# amazing how fast the wind goes



## Provincial (Jun 14, 2017)

a bad car wreck left me riding less than usual the last month and a half
some small rides and work on my trainer at home
nothing too serious, it really shows

last night I was feeling better and gave it heck on a local trail
man was I winded. 
amazing how it takes 5-6 months to get your wind up. at least for me, and 4 weeks to loose it. seems like back to square one. 

now that I am feeling better I better keep it up. too much work to get it back. so much easier and enjoyable when you can recover when going
full tilt. way too easy to get fat and out of shape (which I am very good at by the way)LOL


----------



## DIRTJUNKIE (Oct 18, 2000)

Good to hear you’re getting back in shape. Next time you may want to rethink the title of a thread and what forum it’s in. We are in the 50 Plus forum and you started off announcing you broke wind. I hesitated before opening this thread.


----------



## ravewoofer (Dec 24, 2008)

For me, cardio levels stayed strong after nearly 20 day’s off the bike and spin bike due to surgery. 

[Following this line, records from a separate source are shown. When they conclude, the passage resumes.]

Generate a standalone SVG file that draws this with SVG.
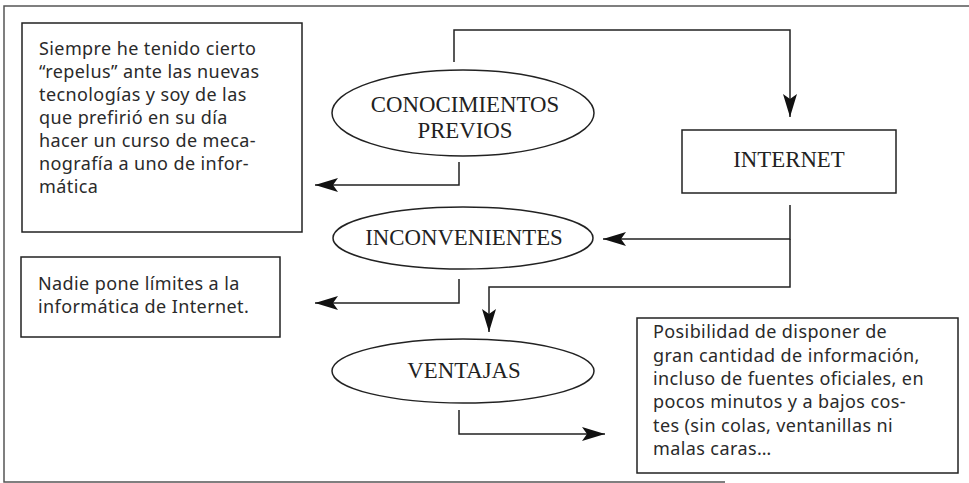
<svg xmlns="http://www.w3.org/2000/svg" width="969" height="483" viewBox="0 0 969 483">
<defs>
<style>
.frame{fill:none;stroke:#555;stroke-width:1.5}
.box{fill:#fff;stroke:#222;stroke-width:1.5}
.ell{fill:#fff;stroke:#222;stroke-width:1.5}
.con{fill:none;stroke:#222;stroke-width:1.5}
.body{font-family:"Noto Sans","Open Sans",sans-serif;font-size:18px;letter-spacing:0.4px;fill:#2a2a2a}
.lab{font-family:"Liberation Serif","Times New Roman",serif;font-size:22.8px;fill:#222;text-anchor:middle}
</style>
<marker id="ah" markerWidth="24" markerHeight="14" refX="23" refY="7" orient="auto" markerUnits="userSpaceOnUse">
<path d="M0,0 L23,7 L0,14 L5,7 Z" fill="#111"/>
</marker>
</defs>
<rect width="969" height="483" fill="#fff"/>
<path class="frame" d="M969,6 L4,6 L4,482 L725,482"/>

<g id="connectors">
<path class="con" d="M454,62 L454,30 L790,30 L790,117" marker-end="url(#ah)"/>
<path class="con" d="M790,205 L790,239 L603,239" marker-end="url(#ah)"/>
<path class="con" d="M790,239 L790,287 L489,287 L489,332" marker-end="url(#ah)"/>
<path class="con" d="M459,162 L459,185 L315,185" marker-end="url(#ah)"/>
<path class="con" d="M459,279 L459,303 L315,303" marker-end="url(#ah)"/>
<path class="con" d="M459,410 L459,434 L605,434" marker-end="url(#ah)"/>
</g>

<g id="box-repelus">
<rect class="box" x="22" y="23" width="280" height="209"/>
<text class="body" x="39" y="55">Siempre he tenido cierto</text>
<text class="body" x="39" y="78">“repelus” ante las nuevas</text>
<text class="body" x="39" y="101">tecnologías y soy de las</text>
<text class="body" x="39" y="124">que prefirió en su día</text>
<text class="body" x="39" y="147">hacer un curso de meca-</text>
<text class="body" x="39" y="170">nografía a uno de infor-</text>
<text class="body" x="39" y="193">mática</text>
</g>

<g id="conocimientos">
<ellipse class="ell" cx="463" cy="113" rx="131" ry="43"/>
<text class="lab" x="465" y="112">CONOCIMIENTOS</text>
<text class="lab" x="465" y="138">PREVIOS</text>
</g>

<g id="internet">
<rect class="box" x="682" y="130" width="214" height="63"/>
<text class="lab" x="789" y="167">INTERNET</text>
</g>

<g id="inconvenientes">
<ellipse class="ell" cx="463" cy="238" rx="130" ry="31"/>
<text class="lab" x="464" y="245">INCONVENIENTES</text>
</g>

<g id="box-nadie">
<rect class="box" x="21" y="257" width="259" height="80"/>
<text class="body" x="38" y="290">Nadie pone límites a la</text>
<text class="body" x="38" y="313">informática de Internet.</text>
</g>

<g id="ventajas">
<ellipse class="ell" cx="463" cy="371" rx="131" ry="32"/>
<text class="lab" x="464" y="378">VENTAJAS</text>
</g>

<g id="box-posibilidad">
<rect class="box" x="637" y="318" width="321" height="155"/>
<text class="body" x="653" y="338">Posibilidad de disponer de</text>
<text class="body" x="653" y="362">gran cantidad de información,</text>
<text class="body" x="653" y="385">incluso de fuentes oficiales, en</text>
<text class="body" x="653" y="408">pocos minutos y a bajos cos-</text>
<text class="body" x="653" y="432">tes (sin colas, ventanillas ni</text>
<text class="body" x="653" y="455">malas caras…</text>
</g>
</svg>
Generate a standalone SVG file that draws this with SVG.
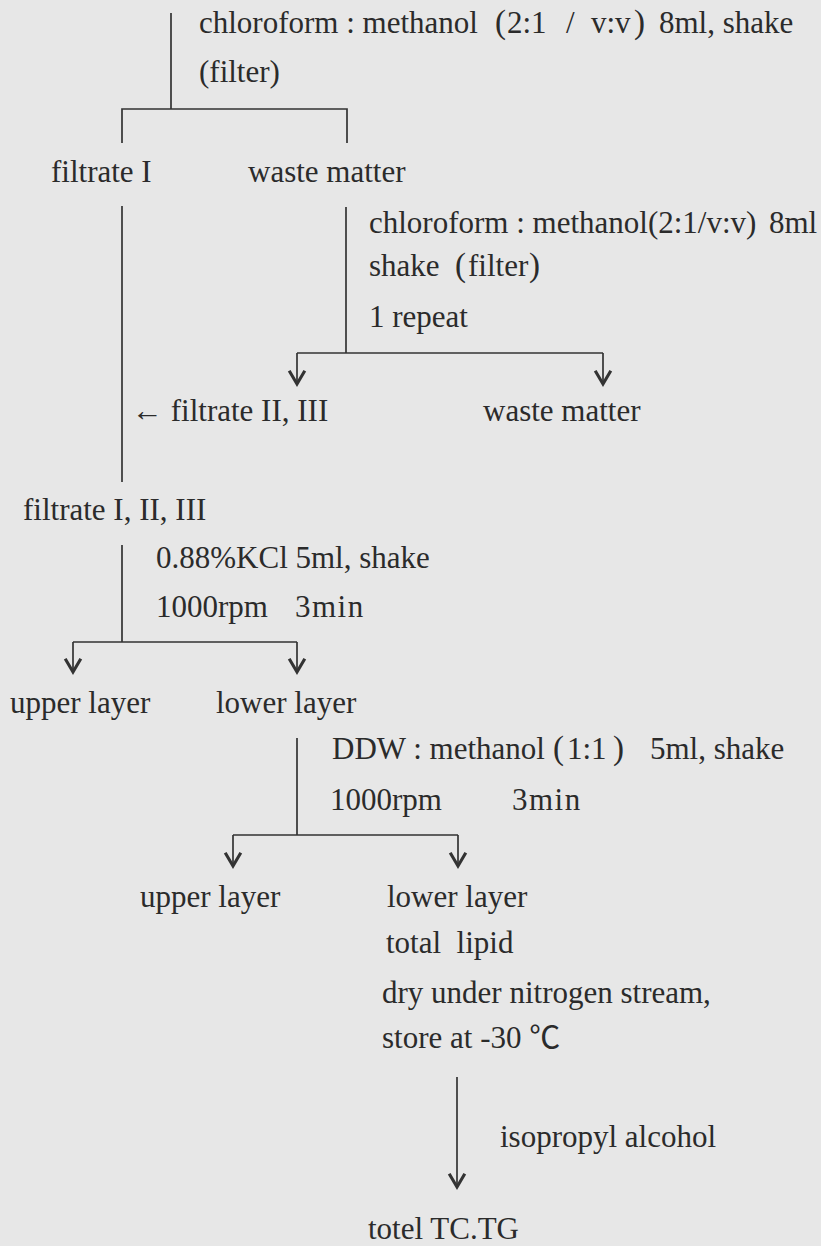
<svg xmlns="http://www.w3.org/2000/svg" width="821" height="1246" viewBox="0 0 821 1246">
<defs>
<style>
.t{font-family:"Liberation Serif","Noto Sans CJK SC",serif;font-size:31px;fill:#2b2b2b}
.p{font-size:33px}
.ln{stroke:#333;stroke-width:1.7;fill:none}
</style>
<marker id="ah" markerUnits="userSpaceOnUse" markerWidth="24" markerHeight="24" viewBox="-14 -10 18 20" refX="0" refY="0" orient="auto">
<path d="M-11,-6.5 L0,0 L-11,6.5" fill="none" stroke="#333" stroke-width="2.6" stroke-linejoin="miter"/>
</marker>
</defs>
<rect width="821" height="1246" fill="#e7e7e7"/>
<g id="connectors">
<path class="ln" d="M171,13 V109 M122,143 V109 H347 V143"/>
<path class="ln" d="M122,206 V482"/>
<path class="ln" d="M346,207 V353"/>
<path class="ln" d="M297,353 H603"/>
<path class="ln" d="M297,353 V384" marker-end="url(#ah)"/>
<path class="ln" d="M603,353 V384" marker-end="url(#ah)"/>
<path class="ln" d="M122,545 V642 M73,642 H297"/>
<path class="ln" d="M73,642 V672" marker-end="url(#ah)"/>
<path class="ln" d="M297,642 V672" marker-end="url(#ah)"/>
<path class="ln" d="M297,738 V835 M233,835 H458"/>
<path class="ln" d="M233,835 V866" marker-end="url(#ah)"/>
<path class="ln" d="M458,835 V866" marker-end="url(#ah)"/>
<path class="ln" d="M457,1077 V1187" marker-end="url(#ah)"/>
</g>
<g id="step1">
<text class="t" y="33"><tspan x="199">chloroform : methanol</tspan><tspan class="p" x="495">(</tspan><tspan x="507">2:1</tspan><tspan x="566">/</tspan><tspan x="591">v:v</tspan><tspan class="p" x="634">)</tspan><tspan x="659">8ml, shake</tspan></text>
<text class="t" x="199" y="82">(filter)</text>
</g>
<g id="filtrate1"><text class="t" x="51" y="182">filtrate I</text></g>
<g id="waste1"><text class="t" x="248" y="182">waste matter</text></g>
<g id="step2">
<text class="t" x="369" y="233">chloroform : methanol(2:1/v:v)<tspan x="769">8ml</tspan></text>
<text class="t" y="276"><tspan x="369">shake</tspan><tspan class="p" x="455">(</tspan><tspan x="468">filter</tspan><tspan class="p" x="529">)</tspan></text>
<text class="t" x="369" y="327">1 repeat</text>
</g>
<g id="filtrate23"><text class="t" x="132" y="421">← filtrate II, III</text></g>
<g id="waste2"><text class="t" x="483" y="421">waste matter</text></g>
<g id="filtrate123"><text class="t" x="23" y="520">filtrate I, II, III</text></g>
<g id="step3">
<text class="t" x="156" y="568">0.88%KCl 5ml, shake</text>
<text class="t" x="156" y="617">1000rpm</text>
<text class="t" x="295" y="617" letter-spacing="1.5">3min</text>
</g>
<g id="upper1"><text class="t" x="10" y="713">upper layer</text></g>
<g id="lower1"><text class="t" x="216" y="713">lower layer</text></g>
<g id="step4">
<text class="t" y="759"><tspan x="332">DDW : methanol</tspan><tspan class="p" x="553">(</tspan><tspan x="567">1:1</tspan><tspan class="p" x="613">)</tspan><tspan x="650">5ml, shake</tspan></text>
<text class="t" x="330" y="810">1000rpm</text>
<text class="t" x="512" y="810" letter-spacing="1.5">3min</text>
</g>
<g id="upper2"><text class="t" x="140" y="907">upper layer</text></g>
<g id="lower2">
<text class="t" x="387" y="907">lower layer</text>
<text class="t" x="386" y="953" xml:space="preserve">total  lipid</text>
<text class="t" x="382" y="1003">dry under nitrogen stream,</text>
<text class="t" x="382" y="1048">store at -30 ℃</text>
</g>
<g id="reagent"><text class="t" x="500" y="1147">isopropyl alcohol</text></g>
<g id="result"><text class="t" x="368" y="1239">totel TC.TG</text></g>
</svg>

What fell apart was my leg strength. It took me months to get back to pre surgery ride strength and speed. The surgery wasn’t serious either. Laser blasting a kidney stone. 

That was at age 53. 

Get on it and stay on it is my motto. If I don’t, I regress to out of shape old man quickly. 

Now that’s a bummer. 


Sent from my iPhone using Tapatalk


----------



## MSU Alum (Aug 8, 2009)

I went from alpine skiing in the winter to telemark skiing specifically to maintain cardio and leg strength and it has worked very well. Each actually works well in maintaining strength and endurance for the other activity.


----------



## Lombard (Dec 7, 2017)

It seems like I get out of shape a lot quicker than I get into shape. And that's even if I don't put on any extra weight.

I can ride 3000+ miles during the season. Off the bike for two months doing xc skiing instead, so plenty of aerobics. When I get on the bike again, I feel pathetic!


----------



## cyclelicious (Oct 7, 2008)

I'm happiest and less prone to injury when I workout (riding, running, and /or crossfit) regularly. I think this can be a good general motivator but nobody can go all-out 100% every single day. I cross train year round and that works for me

When I was very badly injured in 2015, I eased back into a routine which was within my capacity at the time and I progressed... making gains everyday. I have not had any problems or injuries since. 

Hope you have a steady recovery Provincial


----------



## jeffw-13 (Apr 30, 2008)




----------



## Ericmopar (Aug 23, 2003)

I'm disappointed... I thought this would be a scientific discussion of the speed of farts...


----------